Es gehörte meiner verstorbenen Oma. Ich konnte nicht dazu kommen, es zu entsorgen. Es hängen so viele Erinnerungen daran. Lacht nicht, ich habe dieses Bastkörbchen geliebt, oder besser gesagt, wie Sachen, die darin enthalten waren. Als erstes fällt mir Omas Nadelkissen ein. Es war selbstgemacht und mit ungewaschener Schurwolle gefüllt. So fingen die Nadeln nicht zu rosten an, da die Wolle das Wollfett Lanolin enthielt. Wenn ich es mit Stecknadeln bestückte, sah es wie ein Igel aus.
Dann war da die Schere, die wie ein Magnet die Nadel und Stecknadeln anzog. Das war ganz praktisch, wenn diese der Großmutter mal aus der Hand fielen. Dank der Anziehungskraft der Schere waren sie schnell wiedergefunden. Ein besonderer Schatz war die Knopfdose. Darin waren Kostbarkeiten in vielen Formen und Größen enthalten. Uniformknöpfe, Perlmuttknöpfe, welche, die silbern und golden glänzten und so weiter. Ich konnte mich stundenlang damit beschäftigen.
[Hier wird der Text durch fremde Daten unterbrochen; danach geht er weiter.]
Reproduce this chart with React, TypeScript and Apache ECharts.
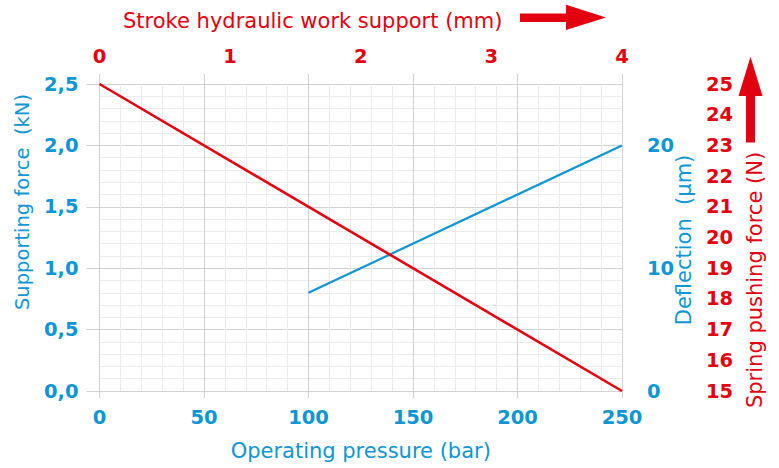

Es gab dort noch einen Fingerhut, Sicherheitsnadeln, Gummilitze und verschiedene Garne zum nähen, stopfen und sticken. Dabei fällt mir mein neumodischer Schlüpfer aus Kunstfaser ein, rosa mit Spitzenborte. Ich fühlte mich damit, wie eine kleine Prinzessin. Mama war krank und Omama übernahm die Wäsche. Sie hat auch alles geplättet mit so einem alten Plätteisen, welches sauschwer war. Wieso sie auf die Idee kam, auch mein Höschen zu bügeln, ist mir heute noch ein Rätsel. So nahm das Unheil seinen Lauf. Das heiße Monstrum wurde gnadenlos auf das zarte Gewebe gesetzt und verschmolz auf der Stelle mit dem Eisen. Zurück blieb ein riesiges Loch in Plätteisenform.
Oma wäre nicht Oma, wenn sie dem Übel nicht zu Leibe gerückt wäre. Sie war ein Genie, was das Stopfen betraf und so kam es, dass ich zukünftig mit einem ausgebesserten Schlüpfer rumlaufen musste, welcher an den Schmelzkannten kratzte. Er sah auch zum Schreien aus. Ade Prinzessinchen, jetzt fühlte ich mich als das Aschenputtel.
Ach ja, Omas Nähkörbchen, es hängen zu viele Erinnerungen dran.